At this point in the chronology, I note an event that took place in the middle of the second century – I label it Stoic ambassadors to Rome. On this occasion, representatives of the Stoic school and the Academy traveled to Rome to protest a fine imposed on Athens for its sack of Oropus. During their visit, the Greeks lectured in sold out pavilions and overwhelmed the Romans with their intellectual power. This ignited a permanent interest in Greek philosophy in general and Stoicism in particular which lasted until the end of the empire.

By the late second century, Athens’s role as the center of Stoicism began to wane. The last Athenian leader, Panaetius, died in 110 B.C. without a successor. Posidonius, his pupil, opened a new school in Rhodes.

As the influence of Athens dimmed, the Stoic schools in Rhodes and Rome grew to replace it. By the end time of the Roman republic we see Stoics exerting great influence over Cicero and Brutus. Later Augustus hired Athenodorus to act as his philosophical advisor.

The peak for Roman Stoic thought was reached when Seneca, advisor to Nero, became the leader of the Roman Stoics. Seneca’s death removed the champion, but the belief system carried on through the time of Marcus Aurelius.

Our best sources for Stoic theology are Cicero and Sextus who wrote extensively in the first century B.C. What was this theology? Fundamentally, the Stoics sought to address three issues: 1) proving that the gods exist, 2) explaining the nature of the gods, 3) showing that the world is governed by the gods.

Many proofs are offered for the existence of god – most notably the ordered universe proving the existence of a creator with a guiding hand. Stoics also believed that atheism must be false because, if it were true, that would mean that man, with all his faults, is the highest being in the universe -- an illogical conclusion.

With respect to the nature of the gods, the Stoics provide a definition:

God is an immortal living being, rational, perfect and thinking in happiness, unreceptive of anything bad and provident with regard to the cosmos and the things therein. But he is not of human form. He is the demiurge of the whole and as it were the father of all things, both in general and insofar as the part of him is concerned which pervades all things, and which is called by many names, corresponding to its powers.

Both Zeno and Chrysippus claimed that the cosmos is the substance of god.

Next we turn to the problem of the world governed by gods and the implications of fate. This is the age old problem – if the gods have created a world that is pre-determined, then man has no control over things that happen to him,  is life still worth living?

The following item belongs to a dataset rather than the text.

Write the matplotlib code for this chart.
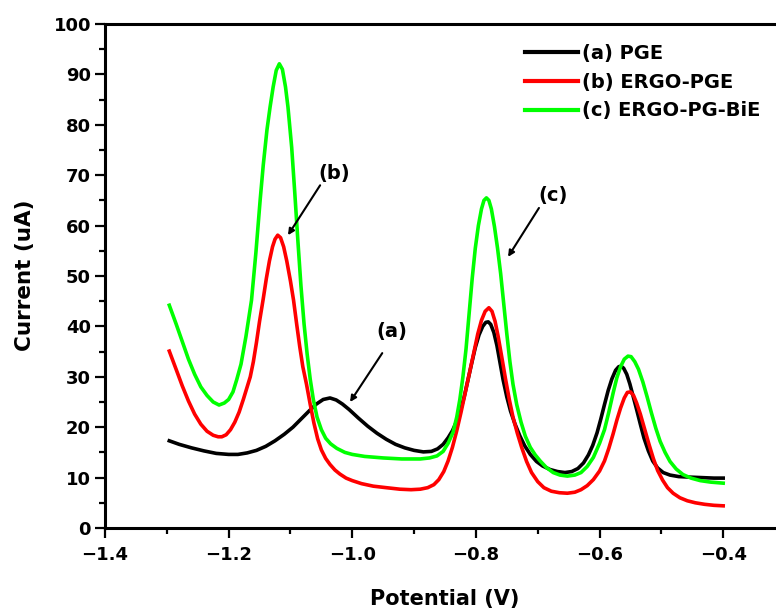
import matplotlib
matplotlib.use("Agg")
import matplotlib.pyplot as plt

# potential (V) and current (uA)
pge_v = [-1.296, -1.28, -1.26, -1.24, -1.22, -1.2, -1.185, -1.17, -1.155, -1.14,
         -1.125, -1.11, -1.096, -1.083, -1.07, -1.058, -1.047, -1.036, -1.026, -1.016,
         -1.005, -0.99, -0.975, -0.96, -0.945, -0.93, -0.915, -0.9, -0.885, -0.872,
         -0.862, -0.853, -0.845, -0.838, -0.831, -0.825, -0.819, -0.813, -0.807, -0.801,
         -0.795, -0.789, -0.784, -0.78, -0.776, -0.771, -0.766, -0.761, -0.756, -0.75,
         -0.744, -0.737, -0.729, -0.721, -0.712, -0.702, -0.692, -0.68, -0.668, -0.656,
         -0.645, -0.635, -0.626, -0.618, -0.611, -0.604, -0.598, -0.592, -0.586, -0.58,
         -0.574, -0.569, -0.565, -0.561, -0.556, -0.551, -0.546, -0.54, -0.534, -0.528,
         -0.521, -0.514, -0.506, -0.497, -0.486, -0.472, -0.455, -0.435, -0.415, -0.4]
pge_i = [17.3, 16.6, 15.9, 15.3, 14.8, 14.6, 14.6, 14.9, 15.4, 16.2,
         17.3, 18.6, 20.0, 21.6, 23.2, 24.6, 25.5, 25.8, 25.4, 24.6,
         23.5, 21.8, 20.2, 18.8, 17.6, 16.6, 15.9, 15.4, 15.1, 15.2,
         15.7, 16.6, 17.9, 19.3, 21.2, 23.3, 26.0, 29.3, 32.6, 35.8,
         38.3, 40.0, 40.8, 40.9, 40.4, 38.8, 36.2, 32.8, 29.4, 26.0,
         23.2, 20.7, 18.3, 16.3, 14.6, 13.2, 12.3, 11.6, 11.2, 11.0,
         11.2, 11.8, 12.9, 14.5, 16.4, 18.9, 21.6, 24.5, 27.3, 29.6,
         31.3, 32.0, 32.1, 31.7, 30.5, 28.6, 26.3, 23.5, 20.6, 17.8,
         15.3, 13.3, 11.9, 11.0, 10.5, 10.2, 10.1, 10.0, 9.9, 9.9]

ergo_v = [-1.296, -1.285, -1.275, -1.265, -1.255, -1.245, -1.235, -1.225, -1.217, -1.211,
          -1.204, -1.197, -1.19, -1.183, -1.176, -1.17, -1.165, -1.16, -1.155, -1.15,
          -1.144, -1.139, -1.134, -1.129, -1.125, -1.1206, -1.116, -1.111, -1.106, -1.1,
          -1.095, -1.09, -1.085, -1.08, -1.074, -1.068, -1.062, -1.056, -1.05, -1.043,
          -1.036, -1.028, -1.02, -1.01, -1.0, -0.985, -0.966, -0.945, -0.923, -0.905,
          -0.89, -0.878, -0.868, -0.86, -0.852, -0.845, -0.838, -0.831, -0.824, -0.817,
          -0.81, -0.803, -0.797, -0.791, -0.785, -0.779, -0.774, -0.769, -0.764, -0.758,
          -0.752, -0.746, -0.74, -0.733, -0.726, -0.718, -0.71, -0.7, -0.69, -0.678,
          -0.665, -0.652, -0.64, -0.63, -0.62, -0.61, -0.6, -0.592, -0.585, -0.578,
          -0.572, -0.566, -0.56, -0.555, -0.55, -0.545, -0.54, -0.534, -0.527, -0.52,
          -0.513, -0.506, -0.498, -0.49, -0.481, -0.47, -0.458, -0.445, -0.43, -0.415, -0.4]
ergo_i = [35.1, 31.5, 28.2, 25.2, 22.6, 20.6, 19.2, 18.4, 18.1, 18.1,
          18.5, 19.5, 21.0, 23.0, 25.6, 28.0, 30.0, 33.0, 36.8, 41.0,
          45.5, 49.5, 53.0, 55.8, 57.3, 58.1, 57.6, 55.8, 53.0, 49.0,
          45.2, 40.5, 36.0, 32.0, 28.5, 24.5, 20.8, 17.7, 15.5, 13.8,
          12.6, 11.5, 10.7, 9.9, 9.4, 8.8, 8.3, 8.0, 7.7, 7.6,
          7.7, 8.0, 8.6, 9.6, 11.2, 13.3, 16.0, 19.3, 23.0, 27.0,
          31.0, 35.0, 38.5, 41.2, 43.0, 43.7, 43.0, 41.0, 38.0, 33.8,
          29.5, 25.5, 22.0, 18.8, 16.0, 13.2, 11.0, 9.2, 8.0, 7.3,
          7.0, 6.9, 7.1, 7.6, 8.4, 9.6, 11.3, 13.3, 15.8, 18.7,
          21.4, 23.8, 25.8, 26.9, 27.0, 26.3, 24.8, 22.6, 19.6, 16.6,
          13.8, 11.4, 9.5, 8.0, 6.9, 6.0, 5.4, 5.0, 4.7, 4.5, 4.4]

bie_v = [-1.296, -1.285, -1.275, -1.265, -1.255, -1.245, -1.235, -1.225, -1.2155, -1.207,
         -1.2, -1.193, -1.187, -1.18, -1.172, -1.163, -1.156, -1.149, -1.144, -1.138,
         -1.133, -1.128, -1.123, -1.118, -1.113, -1.108, -1.104, -1.098, -1.093, -1.088,
         -1.083, -1.078, -1.073, -1.068, -1.063, -1.057, -1.05, -1.043, -1.035, -1.025,
         -1.012, -1.0, -0.98, -0.95, -0.92, -0.89, -0.875, -0.863, -0.853, -0.845,
         -0.837, -0.831, -0.826, -0.821, -0.816, -0.811, -0.806, -0.801, -0.796, -0.791,
         -0.787, -0.783, -0.779, -0.775, -0.77, -0.765, -0.76, -0.755, -0.75, -0.745,
         -0.74, -0.734, -0.727, -0.72, -0.712, -0.704, -0.696, -0.686, -0.675, -0.664,
         -0.652, -0.64, -0.63, -0.62, -0.61, -0.6, -0.592, -0.585, -0.578, -0.572,
         -0.566, -0.56, -0.554, -0.549, -0.543, -0.537, -0.53, -0.523, -0.516, -0.509,
         -0.502, -0.494, -0.486, -0.476, -0.465, -0.452, -0.437, -0.42, -0.4]
bie_i = [44.2, 40.5, 37.0, 33.5, 30.5, 28.0, 26.3, 25.0, 24.4, 24.8,
         25.5, 27.0, 29.4, 32.5, 38.0, 45.2, 54.5, 65.1, 72.0, 79.0,
         83.5, 87.5, 90.8, 92.1, 91.0, 87.5, 83.5, 75.5, 66.5, 57.0,
         48.0, 40.5, 34.5, 29.5, 25.5, 22.0, 19.5, 17.8, 16.7, 15.8,
         15.0, 14.6, 14.2, 13.9, 13.7, 13.7, 13.9, 14.3, 15.2, 16.8,
         19.0, 22.0, 25.5, 30.0, 35.5, 42.5, 49.5, 55.5, 60.0, 63.3,
         65.0, 65.5, 65.0, 63.3, 59.8, 55.5, 50.5, 44.5, 38.5, 33.0,
         28.5, 24.5, 21.0, 18.2, 16.0, 14.5, 13.3, 12.0, 11.0, 10.5,
         10.3, 10.5, 11.0, 12.2, 14.0, 16.8, 19.5, 23.0, 26.8, 29.8,
         32.0, 33.5, 34.1, 34.0, 33.0, 31.5, 29.0, 26.0, 22.8, 19.8,
         17.2, 15.0, 13.2, 11.7, 10.6, 9.9, 9.4, 9.1, 8.9]

labels = ["(a) PGE", "(b) ERGO-PGE", "(c) ERGO-PG-BiE"]
colors = ["black", "#ff0000", "#00ff00"]

plt.rcParams['font.family'] = ['DejaVu Sans']
plt.rcParams['font.weight'] = 'bold'

fig = plt.figure(figsize=(7.76, 6.11), dpi=100)
ax = fig.add_axes([105 / 776, 83 / 611, 680 / 776, 504 / 611])

ax.plot(pge_v, pge_i, color=colors[0], lw=2.6, label=labels[0])
ax.plot(ergo_v, ergo_i, color=colors[1], lw=2.6, label=labels[1])
ax.plot(bie_v, bie_i, color=colors[2], lw=2.6, label=labels[2])

ax.set_xlim(-1.4, -0.3)
ax.set_ylim(0, 100)
ax.set_xticks([-1.4, -1.2, -1.0, -0.8, -0.6, -0.4])
ax.set_xticks([-1.3, -1.1, -0.9, -0.7, -0.5], minor=True)
ax.set_yticks(range(0, 101, 10))
ax.set_yticks(range(5, 100, 10), minor=True)
ax.tick_params(which='major', length=7, width=1.6, labelsize=13)
ax.tick_params(which='minor', length=4, width=1.6)
ax.tick_params(axis='x', pad=6)
ax.tick_params(axis='y', pad=3)
for s in ax.spines.values():
    s.set_linewidth(2.2)

ax.set_xlabel("Potential (V)", fontsize=15, fontweight='bold')
ax.set_ylabel("Current (uA)", fontsize=15.5, fontweight='bold')
ax.xaxis.set_label_coords((445 - 105) / 680, -(589 - 528) / 504)
ax.yaxis.set_label_coords(-(105 - 35) / 680, (528 - 275) / 504)

# arrows pointing at the peaks
notes = [("(a)", (-1.0036, 25.0), (-0.9515, 34.7), (-0.936, 38.9)),
         ("(b)", (-1.104, 58.1), (-1.052, 68.0), (-1.0295, 70.4)),
         ("(c)", (-0.748, 53.8), (-0.698, 63.5), (-0.675, 66.0))]
for txt, head, tail, pos in notes:
    ax.annotate("", xy=head, xytext=tail,
                arrowprops=dict(arrowstyle='-|>', color='black', lw=1.5,
                                mutation_scale=9, shrinkA=0, shrinkB=0))
    ax.text(pos[0], pos[1], txt, fontsize=14, fontweight='bold',
            ha='center', va='center')

leg = ax.legend(loc='upper left', bbox_to_anchor=(525 / 776, 1 - 44 / 611),
                bbox_transform=fig.transFigure, frameon=False, fontsize=14,
                handlelength=2.7, handletextpad=0.25, labelspacing=0.5,
                borderpad=0, borderaxespad=0)
for line in leg.get_lines():
    line.set_linewidth(3)

fig.savefig("out.png", dpi=100)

To the Stoics, God as fate determines everything including setting the example for what is morally good. There is no separation between the divine and practical world. Both are operated by the same principles. Man can develop an understanding of God and the cosmos through divination – the subtle communication of God to man, but divination results from contemplation.

God operates through man via the Pneuma or divine essence. For an inanimate object, Pneuma is its physical properties, but in man Pneuma is the essence of reason which allows him to operate autonomously and interact with his environment. So the Stoics attempt a balance between the predetermined world created by God and the flexibility man can create through his individual personality.

Now that we have looked at some basic theology, how do we view Stoicism at the time of Jesus?

The Romans have been criticized for adding nothing to Stoic philosophy and his criticism is largely valid. Even in the case of Ethics where they spent most of their energy, the Romans concentrated more on the interpretation of Zeno and Chrysippus than they did on any new ideas.

Stoicism in the first century  A.D. was not a refined or reinterpreted version of the original, but a continuation of its founder’s ideals. The impact on Christianity, then, was mainly due to its penetration of Hellenistic culture over three centuries prior to its time. For those who embraced Stoicism at the time of Jesus, Christian philosophy appeared as a kindred belief system once it had gained the form of dogma.